Joseph de Mesko, Freiherr von Felsö-Kubiny was a cavalry general and lieutenant-general in Habsburg service during the French Revolutionary and Napoleonic wars.

Military service

In 1799, he fought as a Major in the Italian campaign during the War of the Second Coalition, in particular in the actions on the Po River. In September 1800, he was promoted to Lieutenant Colonel and in the next month to Colonel. The following year, Mesko was awarded the Knight's Cross of the Military Order of Maria Theresa.
In the war of Third Coalition, he commanded a garrison in upper Styria. He was promoted to Major General. At the Battle of Raab, on 14 June, he was completely cut off, with 5,000 men and 10 guns, in the redoubts between the Rába and the Raabnitz rivers. In the following two days, he repelled repeated French attacks and even managed to take seven officers and 300 men as prisoner. On 16 June, he also freed a convoy of 36 Austrian officers and 500 men, when he ambushed their French captors at Kis-Szél. On 25 August 1809, he was awarded the Commander's Cross of the Military Order of Maria Theresa.

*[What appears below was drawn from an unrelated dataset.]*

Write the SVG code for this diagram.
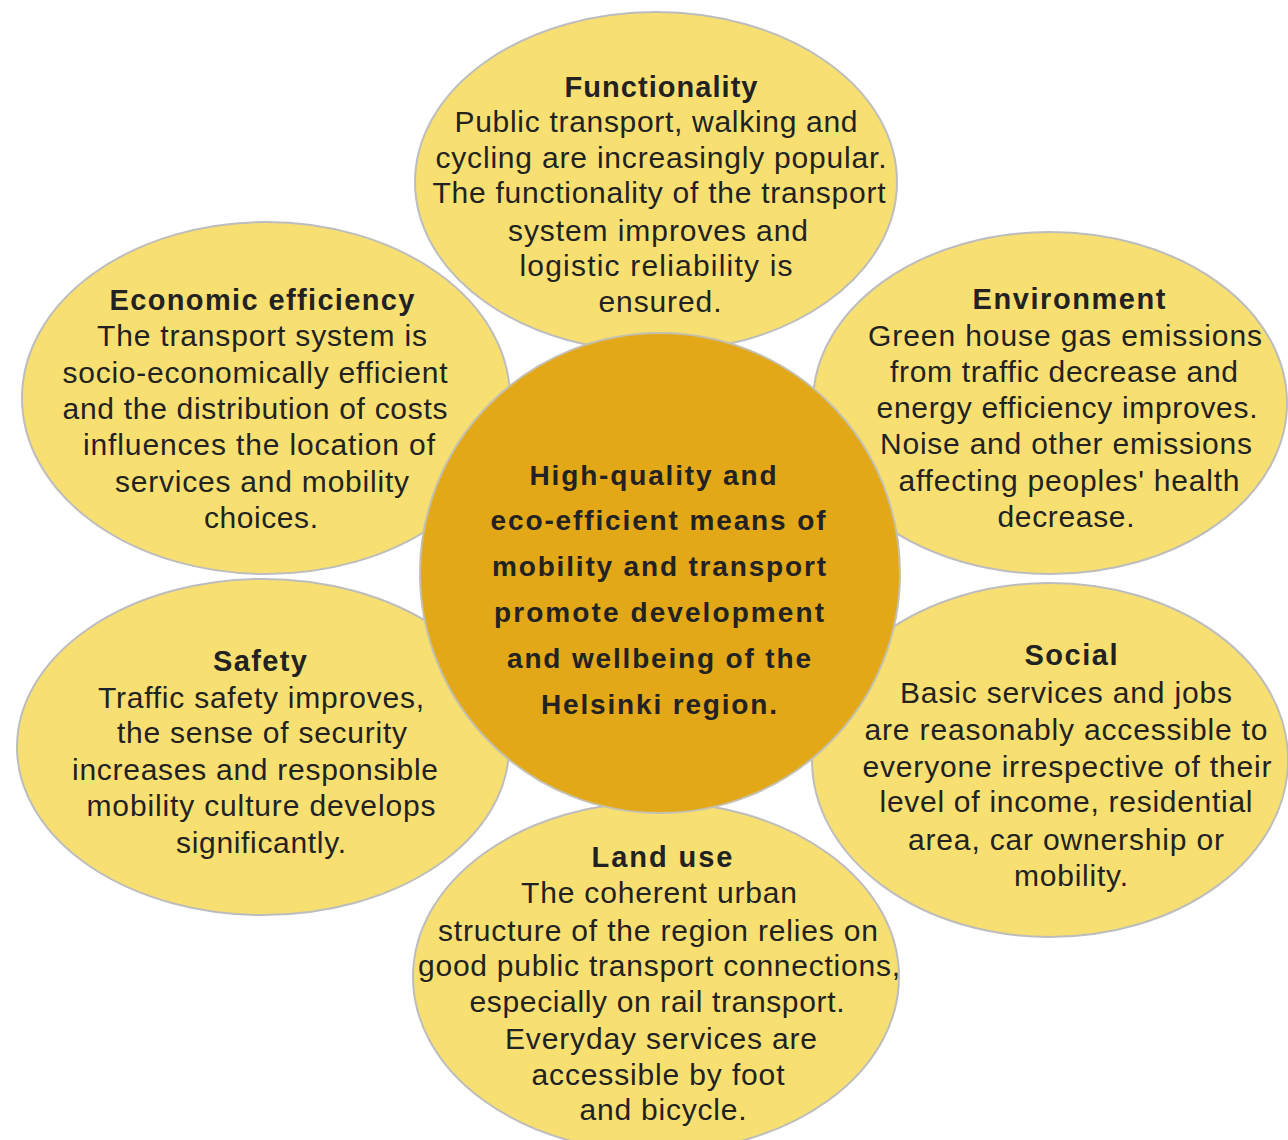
<svg xmlns="http://www.w3.org/2000/svg" width="1288" height="1140" viewBox="0 0 1288 1140">
<style>
.petal{fill:#F7E071;stroke:#BDBDBD;stroke-width:2}
.core{fill:#E3A817;stroke:#C4C0B0;stroke-width:2}
text{font-family:"Liberation Sans",Arial,sans-serif;fill:#222;text-anchor:middle}
.t{font-size:29px;font-weight:bold}
.b{font-size:30px}
.c{font-size:28px;font-weight:bold}
</style>
<rect width="1288" height="1140" fill="#fff"/>
<g id="functionality">
<ellipse class="petal" cx="656" cy="182" rx="241" ry="170"/>
<text class="t" x="661" y="97" textLength="193" lengthAdjust="spacing">Functionality</text>
<text class="b" x="656" y="132" textLength="403" lengthAdjust="spacing">Public transport, walking and</text>
<text class="b" x="661" y="168" textLength="451" lengthAdjust="spacing">cycling are increasingly popular.</text>
<text class="b" x="659" y="203" textLength="453" lengthAdjust="spacing">The functionality of the transport</text>
<text class="b" x="658" y="241" textLength="300" lengthAdjust="spacing">system improves and</text>
<text class="b" x="656" y="276" textLength="273" lengthAdjust="spacing">logistic reliability is</text>
<text class="b" x="660" y="312" textLength="123" lengthAdjust="spacing">ensured.</text>
</g>
<g id="economic-efficiency">
<ellipse class="petal" cx="266" cy="398" rx="244" ry="176"/>
<text class="t" x="262" y="310" textLength="305" lengthAdjust="spacing">Economic efficiency</text>
<text class="b" x="262" y="346" textLength="330" lengthAdjust="spacing">The transport system is</text>
<text class="b" x="255" y="383" textLength="385" lengthAdjust="spacing">socio-economically efficient</text>
<text class="b" x="255" y="419" textLength="385" lengthAdjust="spacing">and the distribution of costs</text>
<text class="b" x="259" y="455" textLength="352" lengthAdjust="spacing">influences the location of</text>
<text class="b" x="262" y="492" textLength="294" lengthAdjust="spacing">services and mobility</text>
<text class="b" x="261" y="528" textLength="114" lengthAdjust="spacing">choices.</text>
</g>
<g id="environment">
<ellipse class="petal" cx="1050" cy="403" rx="237" ry="171"/>
<text class="t" x="1069" y="309" textLength="193" lengthAdjust="spacing">Environment</text>
<text class="b" x="1065" y="346" textLength="394" lengthAdjust="spacing">Green house gas emissions</text>
<text class="b" x="1064" y="382" textLength="348" lengthAdjust="spacing">from traffic decrease and</text>
<text class="b" x="1067" y="418" textLength="381" lengthAdjust="spacing">energy efficiency improves.</text>
<text class="b" x="1066" y="454" textLength="372" lengthAdjust="spacing">Noise and other emissions</text>
<text class="b" x="1069" y="491" textLength="341" lengthAdjust="spacing">affecting peoples' health</text>
<text class="b" x="1066" y="527" textLength="137" lengthAdjust="spacing">decrease.</text>
</g>
<g id="safety">
<ellipse class="petal" cx="263" cy="747" rx="246" ry="168"/>
<text class="t" x="260" y="671" textLength="94" lengthAdjust="spacing">Safety</text>
<text class="b" x="261" y="708" textLength="326" lengthAdjust="spacing">Traffic safety improves,</text>
<text class="b" x="262" y="743" textLength="290" lengthAdjust="spacing">the sense of security</text>
<text class="b" x="255" y="780" textLength="366" lengthAdjust="spacing">increases and responsible</text>
<text class="b" x="261" y="816" textLength="349" lengthAdjust="spacing">mobility culture develops</text>
<text class="b" x="261" y="853" textLength="170" lengthAdjust="spacing">significantly.</text>
</g>
<g id="social">
<ellipse class="petal" cx="1050" cy="760" rx="238" ry="177"/>
<text class="t" x="1071" y="665" textLength="93" lengthAdjust="spacing">Social</text>
<text class="b" x="1066" y="703" textLength="332" lengthAdjust="spacing">Basic services and jobs</text>
<text class="b" x="1066" y="740" textLength="403" lengthAdjust="spacing">are reasonably accessible to</text>
<text class="b" x="1067" y="777" textLength="409" lengthAdjust="spacing">everyone irrespective of their</text>
<text class="b" x="1066" y="812" textLength="373" lengthAdjust="spacing">level of income, residential</text>
<text class="b" x="1066" y="850" textLength="316" lengthAdjust="spacing">area, car ownership or</text>
<text class="b" x="1071" y="886" textLength="114" lengthAdjust="spacing">mobility.</text>
</g>
<g id="land-use">
<ellipse class="petal" cx="656" cy="977" rx="243" ry="175"/>
<text class="t" x="662" y="867" textLength="141" lengthAdjust="spacing">Land use</text>
<text class="b" x="659" y="903" textLength="276" lengthAdjust="spacing">The coherent urban</text>
<text class="b" x="658" y="941" textLength="440" lengthAdjust="spacing">structure of the region relies on</text>
<text class="b" x="659" y="976" textLength="482" lengthAdjust="spacing">good public transport connections,</text>
<text class="b" x="657" y="1012" textLength="375" lengthAdjust="spacing">especially on rail transport.</text>
<text class="b" x="661" y="1049" textLength="312" lengthAdjust="spacing">Everyday services are</text>
<text class="b" x="658" y="1085" textLength="253" lengthAdjust="spacing">accessible by foot</text>
<text class="b" x="663" y="1120" textLength="167" lengthAdjust="spacing">and bicycle.</text>
</g>
<g id="center">
<circle class="core" cx="660" cy="573" r="240"/>
<text class="c" x="653" y="485" textLength="247" lengthAdjust="spacing">High-quality and</text>
<text class="c" x="658" y="530" textLength="335" lengthAdjust="spacing">eco-efficient means of</text>
<text class="c" x="659" y="576" textLength="334" lengthAdjust="spacing">mobility and transport</text>
<text class="c" x="659" y="622" textLength="330" lengthAdjust="spacing">promote development</text>
<text class="c" x="659" y="668" textLength="304" lengthAdjust="spacing">and wellbeing of the</text>
<text class="c" x="659" y="714" textLength="236" lengthAdjust="spacing">Helsinki region.</text>
</g>
<g id="connectors"></g>
</svg>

In 1813, as lieutenant-general, he commanded a division in General of Cavalry Johann von Klenau's IV Corps on the Army of Bohemia. At the Battle of Dresden, on 26 August, his division was cut off on the left wing when the river Weißeritz flooded. Attacked by Marie Victor de Fay, Marquis de Latour-Maubourg's cavalry corps, which, under Joachim Murat, forced him to surrender his division and 15 colors after a hard fight. A French participant observed, "Murat, who commanded this part of the French line, showed himself more brilliant than ever; for after forcing the defile of Cotta, he turned and cut off from the Austrian army Klenau's corps, hurling himself upon it at the head of the carabineers and cuirassiers. His movement was decisive; Klenau could not resist that terrible charge. Nearly all his battalions were compelled to lay down their arms, and two other divisions of infantry shared their fate." Mesko was severely wounded in the action and retired in September 1814. He died in Güns, in Hungary, southwest of the Neusiedler See, on 29 August 1815.